If the GTC’s primary mirror was monolithic - in just one piece - the aluminium recoating process would take two to three days and would be much more difficult: transporting the mirror, even over short distances, would be risky. In addition, the upper manufacturing limit for monolithic mirrors is only eight metres and so, for the GTC, it was felt that the whole process from transport to operation, needed to be more practical.

The segmented mirrors chosen for the GTC reduce the risk involved in transportation and avoid loss of observing time. The segments can be transported with less risk and are easier to operate than a monolithic mirror.

One of the processes we have mentioned is the aluminium ‘bath’. The process is simple: 6 of the mirrors are ‘spares,’ waiting to take their turn to gather light from the stars. When the moment finally arrives, one of the other mirrors will be withdrawn from the primary mirror cell and sent to the Recoating Plant, a room specially designed for the GTC by German company VTD (Vakuumtechnik Dresden GMBH) where it will go through an incredible experience.

“Mirror, mirror on the wall”

First, the mirror will be withdrawn and placed on a trolley designed to allow it to rotate. This is the only time the mirror will be handled - afterwards, up until the moment it rejoins the primary mirror, it will be anchored to the trolley’s guide rails. Once on the trolley, the mirror will move into the washing room where its existing aluminium coating will be stripped off into a closed circuit.

Now ‘naked,’ the zerodur mirror (zerodur is the vitreous ceramic material the mirror is made of) will move on to the recoating plant which, like a huge vacuum chamber, will pull the trolley along the guide rails into its snug-fitting interior.

The hexagonal mirror will enter the upper part of the chamber face-down. Once in place, it will be subjected to a vacuum (10-6 millionths of a milibar), as the chamber expels as much air as possible. This process alone will take one and a half hours.

Aluminium ‘rain’

Before all of this, the aluminium ‘cart’ will have been readied outside the chamber. A retractable device housed in the lower part of the chamber, the ‘cart’ will be used to prepare and hold the aluminium needed for recoating (the quantity will vary depending on whether the primary, secondary or tertiary mirror is being recoated). (PHOTO “Aluminium holding cart”).

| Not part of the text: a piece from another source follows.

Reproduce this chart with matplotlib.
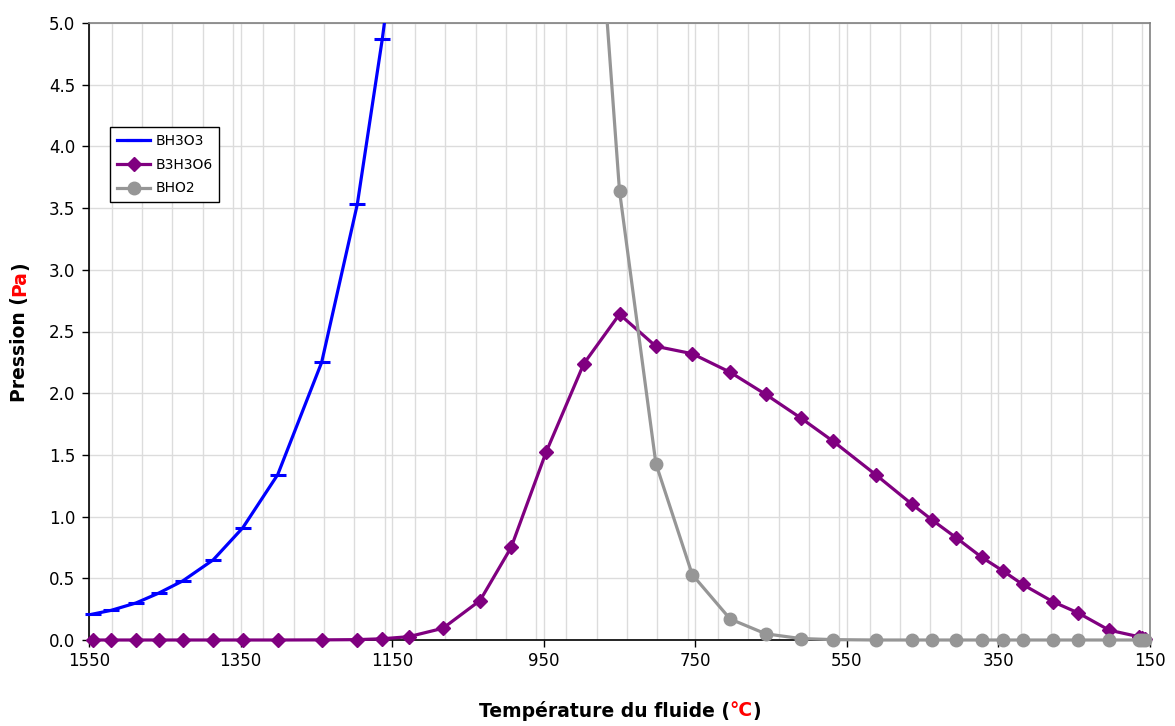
import numpy as np
import matplotlib
matplotlib.use("Agg")
import matplotlib.pyplot as plt
from matplotlib.patches import Rectangle
from matplotlib.ticker import MultipleLocator, FormatStrFormatter

# Donnees (temperature en degC, pression en Pa)
temperature = [1545, 1521, 1488, 1458, 1426, 1386, 1347, 1301, 1243, 1196,
               1163, 1128, 1083, 1034, 993, 947, 897, 850, 802, 754,
               704, 657, 611, 568, 512, 464, 437, 406, 372, 344,
               318, 278, 245, 204, 165, 160, 156]

bh3o3 = [0.21, 0.24, 0.30, 0.38, 0.48, 0.65, 0.91, 1.34, 2.25, 3.53,
         4.87, 6.5] + [np.nan] * 25

b3h3o6 = [0, 0, 0, 0, 0, 0, 0, 0, 0.001, 0.003,
          0.01, 0.027, 0.095, 0.32, 0.75, 1.52, 2.24, 2.64, 2.38, 2.32,
          2.17, 1.99, 1.80, 1.61, 1.34, 1.10, 0.97, 0.83, 0.67, 0.56,
          0.45, 0.31, 0.22, 0.08, 0.027, 0.02, 0.012]

bho2 = [np.nan] * 16 + [7.6, 3.64, 1.43, 0.53, 0.17, 0.05, 0.012, 0.003] + [0] * 13

x_ticks = [1550, 1350, 1150, 950, 750, 550, 350, 150]

plt.rcParams["font.family"] = ["DejaVu Sans"]

fig = plt.figure(figsize=(11.75, 7.26), dpi=100)
ax = fig.add_axes([89 / 1175, 1 - 640 / 726, 1061 / 1175, 617 / 726])

# zone de decoupage: coupe en haut, laisse les marqueurs entiers en bas et a droite
clip = Rectangle((-0.02, -0.05), 1.04, 1.05, transform=ax.transAxes)

lines = []
lines += ax.plot(temperature, bh3o3, color="#0000FF", lw=2.3, marker="_", ms=12, mew=2.2,
                 label="BH3O3", zorder=3)
lines += ax.plot(temperature, b3h3o6, color="#800080", lw=2.3, marker="D", ms=7.5,
                 label="B3H3O6", zorder=4)
lines += ax.plot(temperature, bho2, color="#969696", lw=2.3, marker="o", ms=9,
                 label="BHO2", zorder=5)
for ln in lines:
    ln.set_clip_path(clip)

ax.set_xlim(1550, 150)
ax.set_ylim(0, 5.0)
ax.set_xticks(x_ticks)
ax.xaxis.set_minor_locator(MultipleLocator(40))
ax.yaxis.set_major_locator(MultipleLocator(0.5))
ax.yaxis.set_major_formatter(FormatStrFormatter("%.1f"))

ax.grid(True, which="both", axis="x", color="#dcdcdc", lw=1)
ax.grid(True, which="major", axis="y", color="#dcdcdc", lw=1)
ax.set_axisbelow(True)

ax.tick_params(axis="both", which="major", direction="out", length=5, width=1,
               labelsize=12, color="black")
ax.tick_params(axis="x", which="major", pad=4)
ax.tick_params(axis="y", which="major", pad=5)
ax.tick_params(axis="x", which="minor", length=0)

ax.spines["left"].set_color("black")
ax.spines["bottom"].set_color("black")
ax.spines["top"].set_color("#808080")
ax.spines["right"].set_color("#808080")
for s in ax.spines.values():
    s.set_linewidth(1.2)

leg = ax.legend(loc="upper left", bbox_to_anchor=((110 - 89) / 1061, (640 - 127) / 617),
                borderaxespad=0, fontsize=10, handlelength=2.4, handletextpad=0.35,
                borderpad=0.5, frameon=True, fancybox=False, edgecolor="black",
                framealpha=1, labelspacing=0.7)
leg.get_frame().set_linewidth(1)

# Titres des axes avec l'unite en rouge
fig.canvas.draw()
renderer = fig.canvas.get_renderer()


def colored_text(parts, cx, cy, rotation=0, size=13.5):
    sizes = []
    for s, c in parts:
        t = fig.text(0, 0, s, fontsize=size, fontweight="bold", rotation=rotation)
        bb = t.get_window_extent(renderer)
        sizes.append(bb.width if rotation == 0 else bb.height)
        t.remove()
    total = sum(sizes)
    W, H = fig.bbox.width, fig.bbox.height
    pos = (cx * W - total / 2) if rotation == 0 else (cy * H - total / 2)
    for (s, c), w in zip(parts, sizes):
        if rotation == 0:
            fig.text(pos / W, cy, s, color=c, fontsize=size, fontweight="bold",
                     ha="left", va="center")
        else:
            fig.text(cx, pos / H, s, color=c, fontsize=size, fontweight="bold",
                     rotation=90, ha="center", va="bottom")
        pos += w


colored_text([("Température du fluide (", "black"), ("°C", "red"), (")", "black")],
             620 / 1175, 1 - 711 / 726)
colored_text([("Pression (", "black"), ("Pa", "red"), (")", "black")],
             20 / 1175, 1 - 332 / 726, rotation=90)

plt.savefig("out.png", dpi=100)
plt.close()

The ‘cart’ is equipped with a number of manually loaded evaporators. Each has a tungsten element, or filament, into which are placed wire-like bars of solid aluminium - each evaporator takes just 1.3 grams. Once the aluminium is loaded the ‘cart’ will move into the recoating plant and the process will get underway.

Into the void!

Once vacuum conditions have been created a second cleaning process will be carried out, this time with ion bombardment - a kind of invisible blasting process that removes impurities. The mirror will rotate twenty times per second during the remainder of the process. During the next five minutes the chamber will take on the colour of the gases being ionised, flooding it with blue clouds of argon or a pink coating of oxygen.

Once the mirrors have been cleaned, the elements in the evaporators will receive a low voltage but high intensity electric charge (10 volts to 1000 amps) that will set off what is known as a ‘plasma discharge’: in around one minute the aluminium will be converted from solid into gas.

The aluminium vapour will be deposited at a speed of 1km/s onto all the surfaces within the chamber - including of course the mirrors, which will keep on rotating until the entire process is completed.

So this is how, once the one-micron-thick aluminium layer has condensed, the mirror will be restored to its original condition.

Meanwhile, its replacement will have made sure the mirror has not been missed. As if nothing had happened the telescope will go on watching the stars, its shine untarnished.